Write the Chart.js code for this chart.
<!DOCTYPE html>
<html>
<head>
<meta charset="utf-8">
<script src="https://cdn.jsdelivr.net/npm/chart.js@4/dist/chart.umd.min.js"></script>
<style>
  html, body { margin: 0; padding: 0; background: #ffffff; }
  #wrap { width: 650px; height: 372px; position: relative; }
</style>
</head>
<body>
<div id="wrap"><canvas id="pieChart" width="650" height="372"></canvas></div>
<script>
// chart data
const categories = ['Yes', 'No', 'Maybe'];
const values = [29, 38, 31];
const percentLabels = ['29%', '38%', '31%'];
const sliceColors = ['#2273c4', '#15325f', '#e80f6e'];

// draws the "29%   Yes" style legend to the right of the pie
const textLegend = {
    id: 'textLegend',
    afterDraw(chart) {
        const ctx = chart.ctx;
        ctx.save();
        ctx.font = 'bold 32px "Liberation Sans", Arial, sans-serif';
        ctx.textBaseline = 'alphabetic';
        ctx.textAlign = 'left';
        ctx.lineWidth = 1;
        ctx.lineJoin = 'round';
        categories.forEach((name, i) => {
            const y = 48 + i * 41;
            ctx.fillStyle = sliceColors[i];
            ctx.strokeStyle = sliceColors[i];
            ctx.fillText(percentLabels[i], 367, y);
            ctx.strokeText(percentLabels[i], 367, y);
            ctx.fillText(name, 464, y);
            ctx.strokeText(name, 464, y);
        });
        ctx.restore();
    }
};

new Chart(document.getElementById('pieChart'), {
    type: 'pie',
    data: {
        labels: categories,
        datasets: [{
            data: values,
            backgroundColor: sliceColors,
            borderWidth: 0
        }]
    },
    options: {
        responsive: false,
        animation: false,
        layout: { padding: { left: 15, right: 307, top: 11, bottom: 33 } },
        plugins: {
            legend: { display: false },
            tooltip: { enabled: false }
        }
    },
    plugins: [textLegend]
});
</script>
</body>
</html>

- [What is required]:
Return exactly, please, the lines of the material from the first one down to and including the line where "const sliceColors = ['#2273c4', '#15325f', '#e80f6e'];" appears.

- [Response to this exercise]:
Write the Chart.js code for this chart.
<!DOCTYPE html>
<html>
<head>
<meta charset="utf-8">
<script src="https://cdn.jsdelivr.net/npm/chart.js@4/dist/chart.umd.min.js"></script>
<style>
  html, body { margin: 0; padding: 0; background: #ffffff; }
  #wrap { width: 650px; height: 372px; position: relative; }
</style>
</head>
<body>
<div id="wrap"><canvas id="pieChart" width="650" height="372"></canvas></div>
<script>
// chart data
const categories = ['Yes', 'No', 'Maybe'];
const values = [29, 38, 31];
const percentLabels = ['29%', '38%', '31%'];
const sliceColors = ['#2273c4', '#15325f', '#e80f6e'];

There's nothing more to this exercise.